Primer día de agosto. Desde hace unos años, y durante todo el mes, es habitual que algunos periódicos incluyan suplementos de verano en sus páginas centrales. Otros años me he conformado con leer dichos suplementos en internet. Pero esta vez tengo pensado alejarme un poco del ordenador, ponerme a las teclas el tiempo justo para cumplir con la columna, al menos hasta que septiembre asome sus melancólicos filos. Decidí comprar cada día el periódico y, guiado por este propósito, bajé a la Plaza de Lavapiés. Podría haberlo cogido a las nueve de la mañana, o incluso antes, pero no: me dio por bajar a por él en torno a la una y media. Y el primer día de agosto se convirtió en el primer día del pardillo. El verano anterior lo pasé, casi todo, en tierras zamoranas. Por esa razón no conozco el funcionamiento de la capital en agosto. Por ejemplo: resulta casi imposible encontrar un kiosco abierto. Y, si topas con uno, será difícil que tengan lo que quieres. Por lo general, cuanto pides se ha agotado.
El kiosco más próximo a casa, que había permanecido cerrado durante el mes de julio, por fin abrió sus puertas. Pero cuando llegué a por la prensa apenas les quedaba nada: sólo algunos ejemplares de un periódico deportivo y unos cuantos de un periódico de derechas. Mal asunto. Casi todos los estantes de revistas estaban vacíos, como si una turbamulta hubiera saqueado el tenderete, como en esos disturbios callejeros de las películas de terror apocalíptico, cuando los negros hurtan televisores y los blancos roban cajas de cerveza. Así que me dirigí al kiosco donde había efectuado mis compras de julio.
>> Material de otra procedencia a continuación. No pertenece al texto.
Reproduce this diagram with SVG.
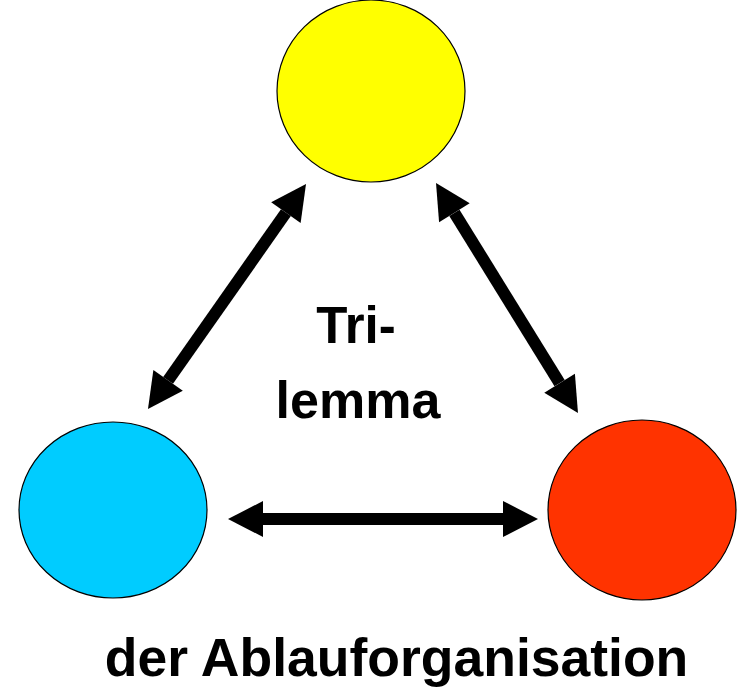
<svg xmlns="http://www.w3.org/2000/svg" width="741" height="687" viewBox="0 0 741 687">
<style>
.node{stroke:#000;stroke-width:1.2}
.conn{stroke:#000;stroke-width:12;fill:none}
.lbl{font-family:"Liberation Sans",Arial,sans-serif;font-weight:bold;fill:#000}
</style>
<defs>
<marker id="ah" markerUnits="userSpaceOnUse" markerWidth="40" markerHeight="40" viewBox="0 -20 36 40" refX="0" refY="0" orient="auto-start-reverse">
<path d="M0,-18 L35,0 L0,18 Z" fill="#000"/>
</marker>
</defs>
<rect width="741" height="687" fill="#fff"/>
<g id="node-yellow"><ellipse class="node" cx="371" cy="91" rx="94" ry="91" fill="#FFFF00"/></g>
<g id="node-blue"><ellipse class="node" cx="113" cy="510" rx="94" ry="88" fill="#00CCFF"/></g>
<g id="node-red"><ellipse class="node" cx="642" cy="510" rx="94" ry="90" fill="#FF3300"/></g>
<g id="connectors">
<line class="conn" x1="285.9" y1="212.6" x2="168.1" y2="380.4" marker-start="url(#ah)" marker-end="url(#ah)"/>
<line class="conn" x1="454.4" y1="212.8" x2="559.6" y2="383.2" marker-start="url(#ah)" marker-end="url(#ah)"/>
<line class="conn" x1="263" y1="519" x2="503" y2="519" marker-start="url(#ah)" marker-end="url(#ah)"/>
</g>
<g id="labels">
<text class="lbl" x="356" y="343" font-size="51" text-anchor="middle">Tri-</text>
<text class="lbl" x="358" y="418" font-size="52" text-anchor="middle">lemma</text>
<text class="lbl" x="396.5" y="676" font-size="53.5" text-anchor="middle">der Ablauforganisation</text>
</g>
</svg>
Estaba cerrado por vacaciones. Lo lógico, me di cuenta luego, hubiera sido tirar hacia el centro, subir a Sol, donde no suele haber carteles de “Cerrado por vacaciones” y los proveedores dejan cargamentos más voluminosos de prensa. Pero no: fiel a mi torpeza y a mi ingenuidad fui alejándome hacia el sur. Recorrí barrios y calles que al lector probablemente no le suenen a nada: Argumosa, Ronda de Valencia, Glorieta de Embajadores, etcétera. Durante mi trayecto comprobé que casi todos los kioscos tenían bajada la trapa. Encontré, sin embargo, dos de ellos abiertos: pero toda la prensa había sido vendida ya. Llevaba media hora caminando, con el sol derritiendo las pocas ideas que me quedan en la cabeza y sin apenas hallar una sombra que aliviase mi búsqueda, cuando decidí dar la vuelta. Me propuse ir a Sol. Pero, una vez en las inmediaciones del centro, topé con dos kioscos cerrados. Dichoso cartel de “Cerrado por vacaciones”: puede amargarle la existencia a cualquiera.
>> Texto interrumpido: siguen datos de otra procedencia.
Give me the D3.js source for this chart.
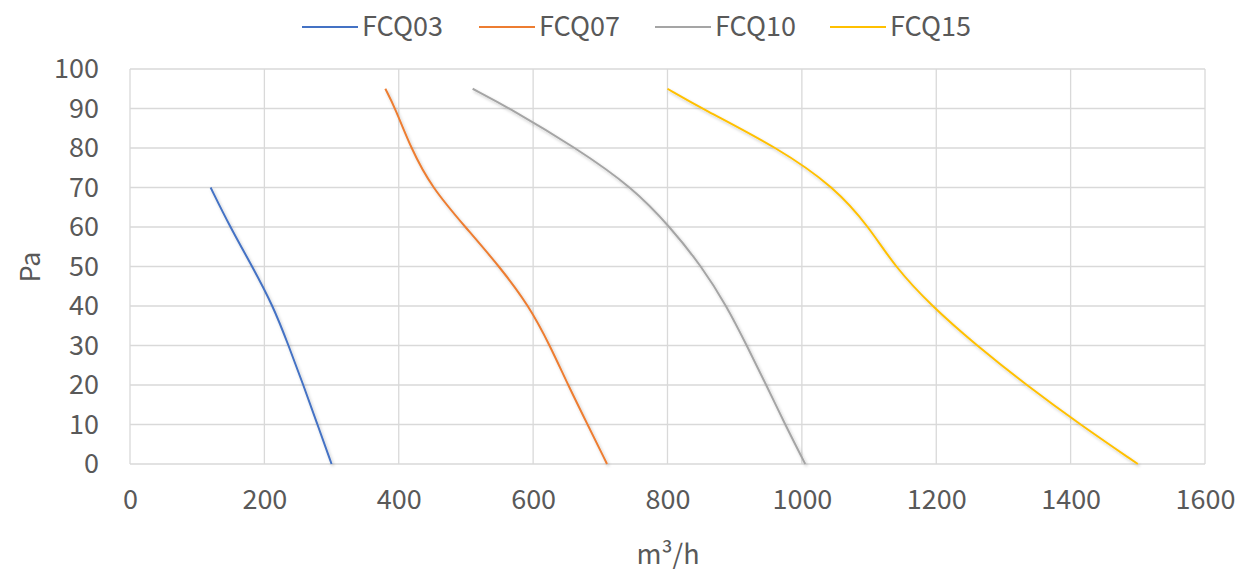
<!DOCTYPE html>
<html><head><meta charset="utf-8">
<script src="https://cdn.jsdelivr.net/npm/d3@7"></script>
<style>
html,body{margin:0;padding:0;background:#fff;}
text{font-family:"Noto Sans CJK SC","Noto Sans",sans-serif;fill:#595959;}
</style></head>
<body><svg id="c" width="1240" height="571"></svg>
<script>
const seriesNames = ["FCQ03","FCQ07","FCQ10","FCQ15"];
const colors = ["#4472C4","#ED7D31","#A5A5A5","#FFC000"];
const fcq03 = [[120,70],[149,60],[182,50],[213,40],[236,30],[258,20],[279,10],[300,0]];
const fcq07 = [[380,95],[395,90],[418,80],[449,70],[499,60],[550,50],[594,40],[625,30],[652,20],[681,10],[710,0]];
const fcq10 = [[510,95],[566,90],[664,80],[748,70],[804,60],[851,50],[888,40],[918,30],[947,20],[975,10],[1005,0]];
const fcq15 = [[800,95],[851,90],[965,80],[1049,70],[1100,60],[1138,50],[1193,40],[1260,30],[1334,20],[1414,10],[1500,0]];
const seriesData = [fcq03,fcq07,fcq10,fcq15];
const xTicks = [0,200,400,600,800,1000,1200,1400,1600];
const yTicks = [0,10,20,30,40,50,60,70,80,90,100];

const svg = d3.select("#c");
const L=130,R=1205,T=69,B=464;
const x = d3.scaleLinear().domain([0,1600]).range([L,R]);
const y = d3.scaleLinear().domain([0,100]).range([B,T]);

const defs = svg.append("defs");
const f = defs.append("filter").attr("id","sh").attr("x","-10%").attr("y","-10%").attr("width","130%").attr("height","130%");
f.append("feDropShadow").attr("dx",1.5).attr("dy",2).attr("stdDeviation",1.5).attr("flood-color","#000").attr("flood-opacity",0.22);

const fs = "27px";
// gridlines
const g = svg.append("g");
g.selectAll(".hx").data(yTicks).join("line")
  .attr("x1",L).attr("x2",R).attr("y1",d=>y(d)).attr("y2",d=>y(d))
  .attr("stroke","#D9D9D9").attr("stroke-width",1.3);
g.selectAll(".vx").data(xTicks).join("line")
  .attr("y1",T).attr("y2",B).attr("x1",d=>x(d)).attr("x2",d=>x(d))
  .attr("stroke","#D9D9D9").attr("stroke-width",1.3);

// axes labels
const yAxis = d3.axisLeft(y).tickValues(yTicks).tickFormat(d3.format("d")).tickSize(0).tickPadding(31);
const ya = svg.append("g").attr("transform",`translate(${L},0)`).call(yAxis);
ya.select(".domain").remove();
ya.selectAll("text").style("font-size",fs).attr("fill","#595959").style("font-family",null);

const xAxis = d3.axisBottom(x).tickValues(xTicks).tickFormat(d3.format("d")).tickSize(0).tickPadding(26);
const xa = svg.append("g").attr("transform",`translate(0,${B})`).call(xAxis);
xa.select(".domain").remove();
xa.selectAll("text").style("font-size",fs).attr("fill","#595959").style("font-family",null);

// axis titles
svg.append("text").attr("transform","translate(40,267) rotate(-90)").attr("text-anchor","middle")
  .style("font-size",fs).text("Pa");
svg.append("text").attr("x",668).attr("y",564).attr("text-anchor","middle")
  .style("font-size",fs).text("m³/h");

// lines
const line = d3.line().x(d=>x(d[0])).y(d=>y(d[1])).curve(d3.curveBasis);
svg.append("g").selectAll("path").data(seriesData).join("path")
  .attr("d",line).attr("fill","none").attr("stroke",(d,i)=>colors[i]).attr("stroke-width",2)
  .attr("filter","url(#sh)");

// legend
const legX = [302,479,655,830];
const lg = svg.append("g").selectAll("g").data(seriesNames).join("g")
  .attr("transform",(d,i)=>`translate(${legX[i]},27)`);
lg.append("line").attr("x1",0).attr("x2",56).attr("y1",0).attr("y2",0)
  .attr("stroke",(d,i)=>colors[i]).attr("stroke-width",2);
lg.append("text").attr("x",60).attr("y",9).style("font-size",fs).text(d=>d);
</script></body></html>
Estaba tan desesperado, tan empapado por la caminata y el bochorno, que el diario en cuestión me importaba una higa. Que le dieran por retambufa al periódico. Lo único que me quedaba era el orgullo, el hecho de obcecarme en lograr algo sólo por el goce de conseguirlo (como esos donjuanes que se ligan mujeres no por el placer del sexo, sino por el de la conquista). Les habrá sucedido alguna vez; el ciudadano de a pie que sale a comprar una bombilla y no lo logra: una hora después la bombilla le da igual, él lo que quiere es salirse con la suya, ganarle la batalla a los infortunios. Un empeño personal. Iba tan decidido a regresar a casa con el periódico bajo el brazo que, en un arrebato probablemente provocado por el principio de insolación y la sed, fantaseé con la posibilidad de, una vez comprado y leído el diario, untarle mermelada, mojarlo en el café y comerme hasta la última letra, para que me aprovechara. Al final conseguí un ejemplar en Sol. He aprendido la lección: en Madrid, en agosto, baja a comprar la prensa a las nueve de la mañana. Y eso he hecho hoy.